We receive a lot of calls for adhesives with high thermal conductivity to achieve maximum heat transfer across an interface. Invariably the next question is whether electrical conductivity is required. The answer makes a big difference on thermal performance since filler material is the driver. For electrically insulating applications, the filler is a ceramic and the most common is alumina (aluminum oxide). The tradeoff with any filler is achieving a fill rate that yields good thermal conductivity without compromising mechanical or process performance. Very high fill rates produce such highly viscous materials that they can’t be effectively dispensed. A typical unfilled adhesive has a thermal conductivity around 0.2 W/mK. Ceramic fillers enable conductivities around 1 W/mK. If electrical conductivity is needed or allowed, then metal fillers further enhance effectiveness. Silver is the classic and conductivities from 2 to 20 (or more) W/mK are possible. The wide variety of particle shapes (spheres to flat flakes) and sizes allow for maximizing particle contact, and hence the conductivity. Ultimately, adhesive formulators strive to balance high fill ratios for increased conductivity with conflicting performance (adhesion, modulus) and handling (viscosity) needs. While alumina and silver are the most common fillers, many others are available, such as aluminum, graphite, copper, aluminum nitride, boron nitride, etc.

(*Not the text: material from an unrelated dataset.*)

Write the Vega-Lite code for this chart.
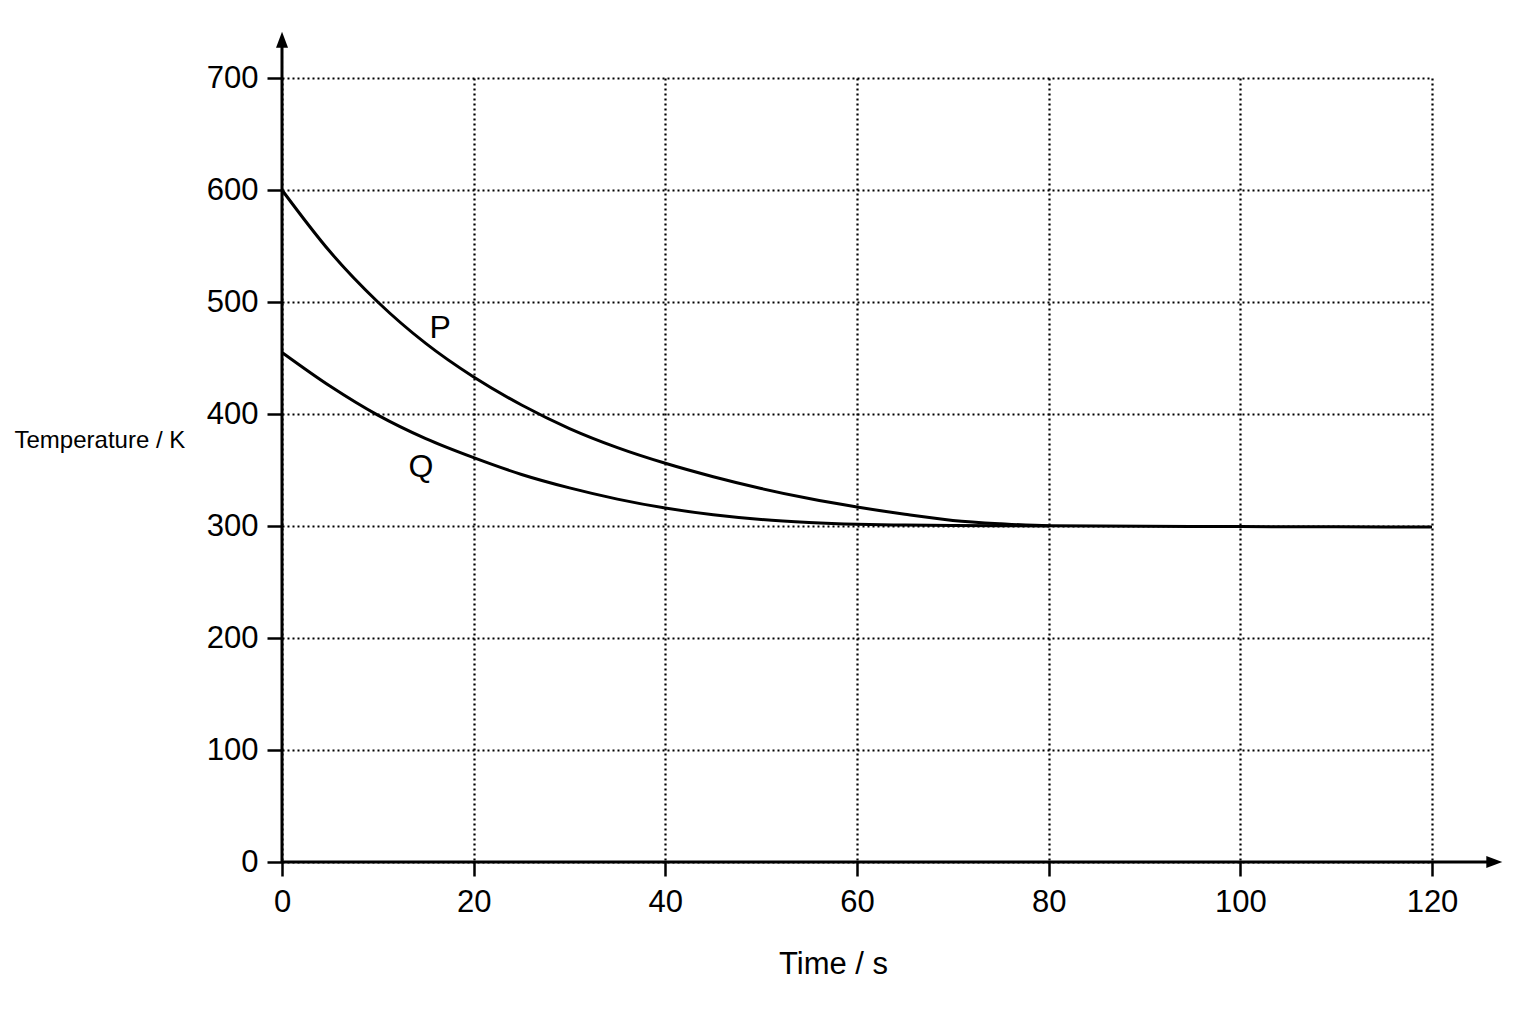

Adhesives compete with grease, pads, phase change materials, etc. as “thermal interface materials” in electronic assembly. While each product has its key benefit, only adhesives add mechanical support as part of the total package. This can be a significant advantage for size and weight reduction, eliminating clamps or screws. Thermally conductive adhesives bring thermal, electrical, and mechanical performance together in a single multifunctional answer.